◆ Aim of the task: Reproduce the listing below character for character; drop every image.

◆ Dataset excerpt:
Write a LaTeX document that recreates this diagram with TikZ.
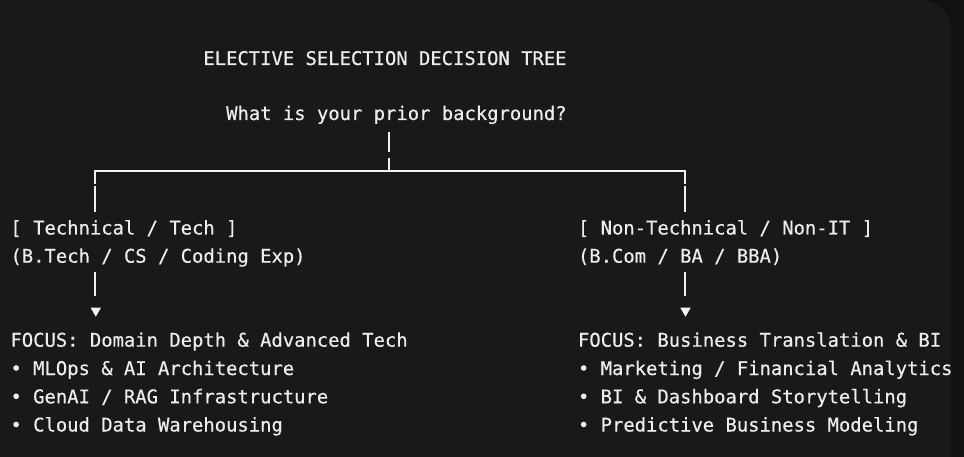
\documentclass[tikz,border=0pt]{standalone}
\usepackage{fontspec}
\newfontfamily\monofam[FakeBold=0.4]{DejaVu Sans Mono}
\definecolor{outerbg}{HTML}{111111}
\definecolor{panelbg}{HTML}{191919}
\definecolor{txt}{HTML}{EDEDED}
\definecolor{lin}{HTML}{F2F2F2}
\begin{document}
\begin{tikzpicture}[x=1pt,y=-1pt,
  lbl/.style={inner sep=0pt, outer sep=0pt, anchor=base west, text=txt,
    font=\monofam\fontsize{18.85}{22}\selectfont},
  conn/.style={draw=lin, line width=2pt, line cap=butt, line join=miter},
  tip/.style={fill=lin, draw=none}]
\useasboundingbox (0,0) rectangle (964,457);
\fill[outerbg] (0,0) rectangle (964,457);
\fill[panelbg, rounded corners=30pt] (-40,0) rectangle (951,520);
% texts
\node[lbl] (title) at (203.4,65) {ELECTIVE SELECTION DECISION TREE};
\node[lbl] (q) at (226.2,120) {What is your prior background?};
\node[lbl] (tech) at (10.5,234.5) {[ Technical / Tech ]};
\node[lbl] (techsub) at (10.5,262.7) {(B.Tech / CS / Coding Exp)};
\node[lbl] (non) at (578,234.5) {[ Non-Technical / Non-IT ]};
\node[lbl] (nonsub) at (578,262.7) {(B.Com / BA / BBA)};
\node[lbl] (fl) at (10.5,346.7) {FOCUS: Domain Depth \& Advanced Tech};
\node[lbl] (fla) at (10.5,375) {• MLOps \& AI Architecture};
\node[lbl] (flb) at (10.5,403.3) {• GenAI / RAG Infrastructure};
\node[lbl] (flc) at (10.5,431.5) {• Cloud Data Warehousing};
\node[lbl] (fr) at (578,346.7) {FOCUS: Business Translation \& BI};
\node[lbl] (fra) at (578,375) {• Marketing / Financial Analytics};
\node[lbl] (frb) at (578,403.3) {• BI \& Dashboard Storytelling};
\node[lbl] (frc) at (578,431.5) {• Predictive Business Modeling};
% junction coordinates
\coordinate (jq) at (389,171);
\coordinate (jl) at (95,171);
\coordinate (jr) at (684.7,171);
% question stem
\draw[conn] (389,131.7) -- (389,152.3);
\draw[conn] (389,158.3) -- (jq);
% branch bar
\draw[conn] (95,184) -- (jl) -- (jr) -- (684.7,184);
\draw[conn] (95,186) -- (95,211.7);
\draw[conn] (684.7,186) -- (684.7,211.7);
% down to focus
\draw[conn] (95,271.7) -- (95,296);
\draw[conn] (684.7,271.7) -- (684.7,296);
\fill[tip] (90.6,307.7) -- (101,307.7) -- (95.8,316.7) -- cycle;
\fill[tip] (680.3,307.7) -- (690.7,307.7) -- (685.5,316.7) -- cycle;
\end{tikzpicture}
\end{document}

◆ Task solution:
Write a LaTeX document that recreates this diagram with TikZ.
\documentclass[tikz,border=0pt]{standalone}
\usepackage{fontspec}
\newfontfamily\monofam[FakeBold=0.4]{DejaVu Sans Mono}
\definecolor{outerbg}{HTML}{111111}
\definecolor{panelbg}{HTML}{191919}
\definecolor{txt}{HTML}{EDEDED}
\definecolor{lin}{HTML}{F2F2F2}
\begin{document}
\begin{tikzpicture}[x=1pt,y=-1pt,
  lbl/.style={inner sep=0pt, outer sep=0pt, anchor=base west, text=txt,
    font=\monofam\fontsize{18.85}{22}\selectfont},
  conn/.style={draw=lin, line width=2pt, line cap=butt, line join=miter},
  tip/.style={fill=lin, draw=none}]
\useasboundingbox (0,0) rectangle (964,457);
\fill[outerbg] (0,0) rectangle (964,457);
\fill[panelbg, rounded corners=30pt] (-40,0) rectangle (951,520);
% texts
\node[lbl] (title) at (203.4,65) {ELECTIVE SELECTION DECISION TREE};
\node[lbl] (q) at (226.2,120) {What is your prior background?};
\node[lbl] (tech) at (10.5,234.5) {[ Technical / Tech ]};
\node[lbl] (techsub) at (10.5,262.7) {(B.Tech / CS / Coding Exp)};
\node[lbl] (non) at (578,234.5) {[ Non-Technical / Non-IT ]};
\node[lbl] (nonsub) at (578,262.7) {(B.Com / BA / BBA)};
\node[lbl] (fl) at (10.5,346.7) {FOCUS: Domain Depth \& Advanced Tech};
\node[lbl] (fla) at (10.5,375) {• MLOps \& AI Architecture};
\node[lbl] (flb) at (10.5,403.3) {• GenAI / RAG Infrastructure};
\node[lbl] (flc) at (10.5,431.5) {• Cloud Data Warehousing};
\node[lbl] (fr) at (578,346.7) {FOCUS: Business Translation \& BI};
\node[lbl] (fra) at (578,375) {• Marketing / Financial Analytics};
\node[lbl] (frb) at (578,403.3) {• BI \& Dashboard Storytelling};
\node[lbl] (frc) at (578,431.5) {• Predictive Business Modeling};
% junction coordinates
\coordinate (jq) at (389,171);
\coordinate (jl) at (95,171);
\coordinate (jr) at (684.7,171);
% question stem
\draw[conn] (389,131.7) -- (389,152.3);
\draw[conn] (389,158.3) -- (jq);
% branch bar
\draw[conn] (95,184) -- (jl) -- (jr) -- (684.7,184);
\draw[conn] (95,186) -- (95,211.7);
\draw[conn] (684.7,186) -- (684.7,211.7);
% down to focus
\draw[conn] (95,271.7) -- (95,296);
\draw[conn] (684.7,271.7) -- (684.7,296);
\fill[tip] (90.6,307.7) -- (101,307.7) -- (95.8,316.7) -- cycle;
\fill[tip] (680.3,307.7) -- (690.7,307.7) -- (685.5,316.7) -- cycle;
\end{tikzpicture}
\end{document}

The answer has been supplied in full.